Tstar <- sumModelMM$coefficients[2,1] / sumModelMM$coefficients[2,2]
Tstar
## [1] -13.19326
Tstar < qt(0.01, nrow(muscle) - 2)
## [1] TRUE
Since our T statistic is less than our critical value, we reject our null hypothesis and conclude that there is a negative linear association between the amount of muscle mass and age for a woman.
i.)
predict(
modelMM,
newdata = data.frame(
age = 60
),
interval = "prediction",
level = 0.95
)
## fit lwr upr
## 1 84.94683 68.45067 101.443
We predict with 95% confidence that the muscle mass for a woman aged 60 will be contained within the interval (68.451, 101.443).
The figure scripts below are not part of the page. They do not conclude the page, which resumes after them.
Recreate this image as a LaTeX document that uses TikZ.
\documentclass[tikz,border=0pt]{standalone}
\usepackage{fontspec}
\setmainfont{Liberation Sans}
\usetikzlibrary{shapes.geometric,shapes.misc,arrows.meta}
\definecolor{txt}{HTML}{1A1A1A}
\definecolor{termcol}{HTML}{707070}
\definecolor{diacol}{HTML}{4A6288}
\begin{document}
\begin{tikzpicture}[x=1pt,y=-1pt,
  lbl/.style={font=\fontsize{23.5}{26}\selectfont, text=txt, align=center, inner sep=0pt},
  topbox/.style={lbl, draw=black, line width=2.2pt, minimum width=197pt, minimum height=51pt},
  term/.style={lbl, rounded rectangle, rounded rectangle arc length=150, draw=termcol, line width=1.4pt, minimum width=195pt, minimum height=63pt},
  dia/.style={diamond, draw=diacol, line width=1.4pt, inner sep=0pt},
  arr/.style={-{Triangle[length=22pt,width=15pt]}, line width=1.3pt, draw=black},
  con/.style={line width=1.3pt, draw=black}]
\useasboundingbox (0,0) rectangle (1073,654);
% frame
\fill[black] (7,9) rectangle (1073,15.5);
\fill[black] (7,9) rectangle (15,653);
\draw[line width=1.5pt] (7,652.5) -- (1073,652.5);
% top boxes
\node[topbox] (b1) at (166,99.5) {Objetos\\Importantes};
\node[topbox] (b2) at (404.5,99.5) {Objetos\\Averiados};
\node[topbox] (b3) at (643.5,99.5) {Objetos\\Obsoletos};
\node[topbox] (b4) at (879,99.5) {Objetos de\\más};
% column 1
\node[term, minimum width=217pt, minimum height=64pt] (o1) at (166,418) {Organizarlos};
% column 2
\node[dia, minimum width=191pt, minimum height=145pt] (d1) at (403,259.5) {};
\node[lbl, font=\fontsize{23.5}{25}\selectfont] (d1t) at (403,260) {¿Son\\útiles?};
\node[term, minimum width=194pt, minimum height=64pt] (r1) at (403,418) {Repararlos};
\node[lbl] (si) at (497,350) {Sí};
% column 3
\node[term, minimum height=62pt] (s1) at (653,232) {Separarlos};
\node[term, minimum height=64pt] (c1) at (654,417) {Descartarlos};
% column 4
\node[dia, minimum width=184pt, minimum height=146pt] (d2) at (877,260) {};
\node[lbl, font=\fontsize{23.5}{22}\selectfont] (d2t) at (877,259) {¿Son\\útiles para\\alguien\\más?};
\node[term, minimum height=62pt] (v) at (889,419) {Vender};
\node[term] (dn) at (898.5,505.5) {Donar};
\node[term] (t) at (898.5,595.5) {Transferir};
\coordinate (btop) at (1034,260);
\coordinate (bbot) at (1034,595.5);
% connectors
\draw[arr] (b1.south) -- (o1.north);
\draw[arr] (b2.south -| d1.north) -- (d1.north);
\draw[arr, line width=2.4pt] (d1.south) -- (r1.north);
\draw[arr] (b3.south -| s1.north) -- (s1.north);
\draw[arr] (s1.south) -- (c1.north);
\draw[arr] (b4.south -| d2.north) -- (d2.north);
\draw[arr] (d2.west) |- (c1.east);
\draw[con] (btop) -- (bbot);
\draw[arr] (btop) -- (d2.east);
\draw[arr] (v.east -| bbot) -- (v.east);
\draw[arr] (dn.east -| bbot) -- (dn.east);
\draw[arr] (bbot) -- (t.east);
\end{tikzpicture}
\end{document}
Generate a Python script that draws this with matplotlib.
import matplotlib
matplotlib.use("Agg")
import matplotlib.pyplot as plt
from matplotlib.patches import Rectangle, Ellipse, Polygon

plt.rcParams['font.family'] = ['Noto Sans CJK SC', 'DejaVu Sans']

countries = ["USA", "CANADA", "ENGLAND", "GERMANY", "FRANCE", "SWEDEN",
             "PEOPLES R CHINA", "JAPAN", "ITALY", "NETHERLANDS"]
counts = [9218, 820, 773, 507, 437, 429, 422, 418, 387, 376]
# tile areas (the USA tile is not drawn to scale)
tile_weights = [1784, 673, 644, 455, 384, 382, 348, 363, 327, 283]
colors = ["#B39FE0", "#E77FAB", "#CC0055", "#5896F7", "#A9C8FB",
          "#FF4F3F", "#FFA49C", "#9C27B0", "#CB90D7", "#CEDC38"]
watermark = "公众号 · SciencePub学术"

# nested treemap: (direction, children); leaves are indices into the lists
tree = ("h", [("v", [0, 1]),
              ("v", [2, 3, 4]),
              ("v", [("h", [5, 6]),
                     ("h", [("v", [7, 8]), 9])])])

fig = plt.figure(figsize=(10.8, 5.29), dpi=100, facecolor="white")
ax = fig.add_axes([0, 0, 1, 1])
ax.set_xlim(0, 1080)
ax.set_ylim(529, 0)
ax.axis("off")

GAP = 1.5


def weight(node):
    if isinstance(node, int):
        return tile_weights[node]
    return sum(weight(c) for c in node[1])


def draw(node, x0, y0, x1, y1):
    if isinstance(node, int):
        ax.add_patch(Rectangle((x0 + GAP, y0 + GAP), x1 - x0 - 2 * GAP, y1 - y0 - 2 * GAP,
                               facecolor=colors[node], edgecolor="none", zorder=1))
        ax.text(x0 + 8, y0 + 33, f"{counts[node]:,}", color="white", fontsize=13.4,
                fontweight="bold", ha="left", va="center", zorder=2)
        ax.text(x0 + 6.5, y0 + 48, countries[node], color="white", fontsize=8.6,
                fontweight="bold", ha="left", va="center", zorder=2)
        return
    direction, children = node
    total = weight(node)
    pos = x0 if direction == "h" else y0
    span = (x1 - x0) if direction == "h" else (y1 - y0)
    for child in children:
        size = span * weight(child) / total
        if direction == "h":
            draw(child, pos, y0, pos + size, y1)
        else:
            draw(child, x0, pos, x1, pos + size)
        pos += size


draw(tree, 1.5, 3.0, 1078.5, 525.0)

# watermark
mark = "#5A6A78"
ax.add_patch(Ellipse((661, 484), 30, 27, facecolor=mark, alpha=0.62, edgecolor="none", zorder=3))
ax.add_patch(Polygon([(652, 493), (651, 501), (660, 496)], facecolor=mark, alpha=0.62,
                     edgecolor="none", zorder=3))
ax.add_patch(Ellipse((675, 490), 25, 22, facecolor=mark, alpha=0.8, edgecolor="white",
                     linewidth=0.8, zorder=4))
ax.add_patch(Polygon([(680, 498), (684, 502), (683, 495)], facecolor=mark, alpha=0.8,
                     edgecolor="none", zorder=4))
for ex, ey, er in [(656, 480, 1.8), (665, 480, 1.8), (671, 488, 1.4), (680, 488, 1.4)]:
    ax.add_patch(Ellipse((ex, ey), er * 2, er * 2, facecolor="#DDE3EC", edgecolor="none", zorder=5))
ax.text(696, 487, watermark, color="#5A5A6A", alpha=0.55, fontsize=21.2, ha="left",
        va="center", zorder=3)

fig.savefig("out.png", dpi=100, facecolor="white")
j.) We test the hypothesis: \[ H_0: \beta_1 = 0 \\ H_a: \beta_1 \neq 0 \] With test statistic: \[ F^* = \frac{MSR}{MSE} \\ F^* \sim F_{(1, n-2)} \] We reject \(H_0\) if \(F^* > F(1 - \alpha, 1, n-2)\).
anova(modelMM)
## Analysis of Variance Table
##
## Response: mass
## Df Sum Sq Mean Sq F value Pr(>F)
## age 1 11627.5 11627.5 174.06 < 2.2e-16 ***
## Residuals 58 3874.4 66.8
## ---
## Signif. codes: 0 '***' 0.001 '**' 0.01 '*' 0.05 '.' 0.1 ' ' 1
At \(\alpha = 0.01\) and a p-value of \(2.2e-16\), we reject \(H_0\), concluding that there is a linear association between the amount of muscle mass and age.
k.)
#Proportion of total variation is measured by R^2
sumModelMM$r.squared
## [1] 0.7500668
cor(muscle$age, muscle$mass)
## [1] -0.866064
75.01% of the variation in muscle mass is explained by the variation in age. We can also see that muscle mass and age have a correlation value of -0.8661, indicting a strong, negative relationship.
For the plot in the top left, we can see that the distribution is right skewed, given that the points are condensing in lower values of the sample quantiles. For the top right plot, we can see this data has lighter tails and more condensed data in the center, making a more narrow distribution. For the bottom left, this seems to be a bimodal plot, given the two clusters at the bottom left and top right of the qqplot. For the final plot, the bottom right, this is data that looks to be approximately normal, with no obvious signs of skewness.